The Texas GOP Senate runoff is officially a go. Tuesday's 5 p.m. deadline to withdraw from the May 26 ballot passed without either Sen. John Cornyn or Attorney General Ken Paxton making a move - locking in a costly, contentious two-man race that President Donald Trump had publicly vowed to prevent.
The deadline for Republican candidates to remove their name from the primary runoff ballot quietly passed at 5 p.m. Tuesday without any movement from Cornyn or Paxton, sending Texas' GOP Senate primary barreling toward another period of expensive intraparty warfare.
The day after the March 3 primary - when Cornyn overperformed most polls to finish first ahead of Paxton - Trump pledged to endorse one of the candidates "soon" and warned that whoever he didn't pick should drop out. Nearly two weeks have passed without that endorsement.
The decision hasn't been on the president's mind for days, White House officials told CNN Tuesday afternoon, noting that he was preoccupied by the war with Iran. White House officials said Trump may still choose to endorse before Election Day.

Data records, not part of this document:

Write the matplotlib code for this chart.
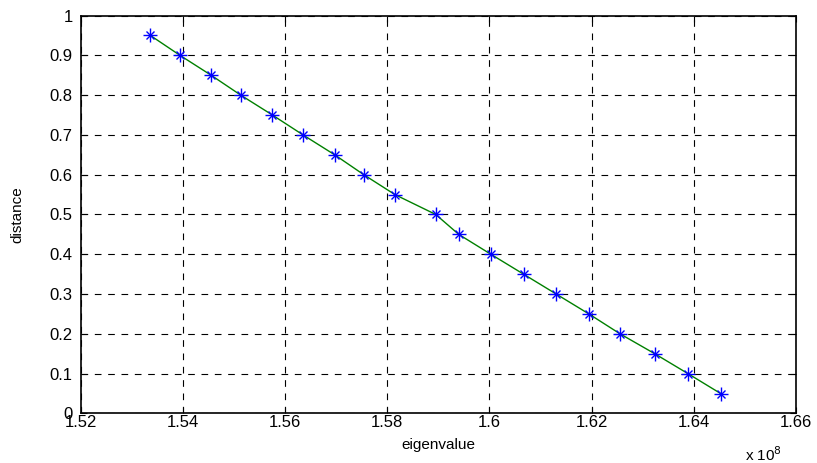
import matplotlib.pyplot as plt
from matplotlib.ticker import FuncFormatter, MultipleLocator

plt.rcParams['font.family'] = ['Liberation Sans', 'DejaVu Sans']

# eigenvalue (x 1e8) vs distance
eigenvalue = [1.5336, 1.5394, 1.5455, 1.5513, 1.5575, 1.5635, 1.5697, 1.5754,
              1.5815, 1.5895, 1.5940, 1.6003, 1.6067, 1.6131, 1.6195, 1.6256,
              1.6324, 1.6389, 1.6453]
distance = [0.95, 0.90, 0.85, 0.80, 0.75, 0.70, 0.65, 0.60, 0.55, 0.50,
            0.45, 0.40, 0.35, 0.30, 0.25, 0.20, 0.15, 0.10, 0.05]
x = [v * 1e8 for v in eigenvalue]

fig = plt.figure(figsize=(8.17, 4.63), dpi=100)
ax = fig.add_axes([0.099, 0.107, 0.875, 0.8595])

ax.plot(x, distance, color=(0, 0.5, 0), lw=1)
# matlab style '*' marker = plus + cross
ax.plot(x, distance, ls='none', marker='+', color='blue', ms=10, markeredgewidth=1)
ax.plot(x, distance, ls='none', marker='x', color='blue', ms=6, markeredgewidth=1)

ax.set_xlim(1.52e8, 1.66e8)
ax.set_ylim(0, 1)
ax.xaxis.set_major_locator(MultipleLocator(0.02e8))
ax.yaxis.set_major_locator(MultipleLocator(0.1))
ax.xaxis.set_major_formatter(FuncFormatter(lambda v, p: f'{v / 1e8:g}'))
ax.yaxis.set_major_formatter(FuncFormatter(lambda v, p: f'{v:g}'))

ax.grid(True, color='black', ls=(0, (6, 6)), lw=0.8)
ax.tick_params(direction='in', length=4, labelsize=12, top=True, right=True)
ax.tick_params(axis='x', pad=1)
ax.tick_params(axis='y', pad=6)
for s in ax.spines.values():
    s.set_linewidth(1.2)

ax.set_xlabel('eigenvalue', fontsize=11, labelpad=6)
ax.set_ylabel('distance', fontsize=11, labelpad=18)
ax.text(0.955, -0.08, r'x 10$^{8}$', transform=ax.transAxes, fontsize=11,
        ha='center', va='top')

fig.savefig('out.png', dpi=100)
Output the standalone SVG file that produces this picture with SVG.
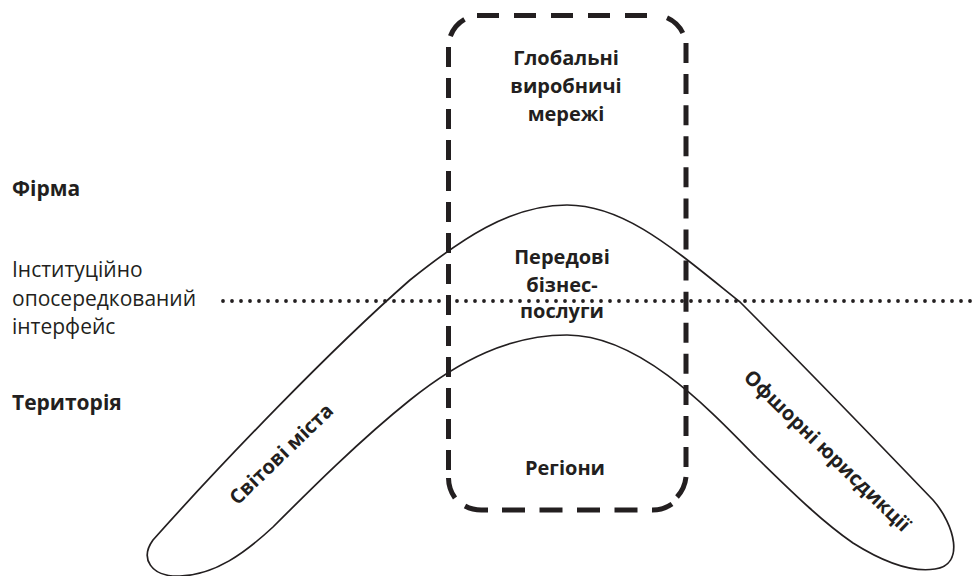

The race has increasingly been tangled up in a Washington policy fight. Paxton offered to consider dropping out if Senate Republicans scrapped the filibuster to pass the SAVE America Act - a GOP-backed bill that would require documentary proof of citizenship to register to vote and photo ID at the polls. Cornyn, who had long defended the 60-vote threshold, reversed course and wrote an op-ed saying he now supports eliminating the filibuster to pass the measure. He voted with 50 other Senate Republicans Tuesday to open debate on the bill.
Even so, Paxton blamed Cornyn for the bill's uncertain prospects. "If the Save America Act fails, it will be because John Cornyn refused to truly fight to get it done," Paxton said in a statement. "He's campaigned on being Mr. Effective in the Swamp, and it's time for him to put his money where his mouth is."
Cornyn's campaign launched a TV ad highlighting the bribery and corruption allegations that led to Paxton's 2023 impeachment - though the state Senate ultimately acquitted him. The ad also notes that Paxton's wife is divorcing him on what she describes as "biblical grounds."
A super PAC backing Paxton ran ads in the West Palm Beach media market - targeting Trump directly - spotlighting Cornyn's past criticism of the former president, including when Cornyn suggested Trump was not the most electable presidential candidate in 2024.
Political analysts warn the prolonged runoff could leave the eventual Republican nominee weakened heading into November's general election against Democratic nominee James Talarico, a state representative from Austin.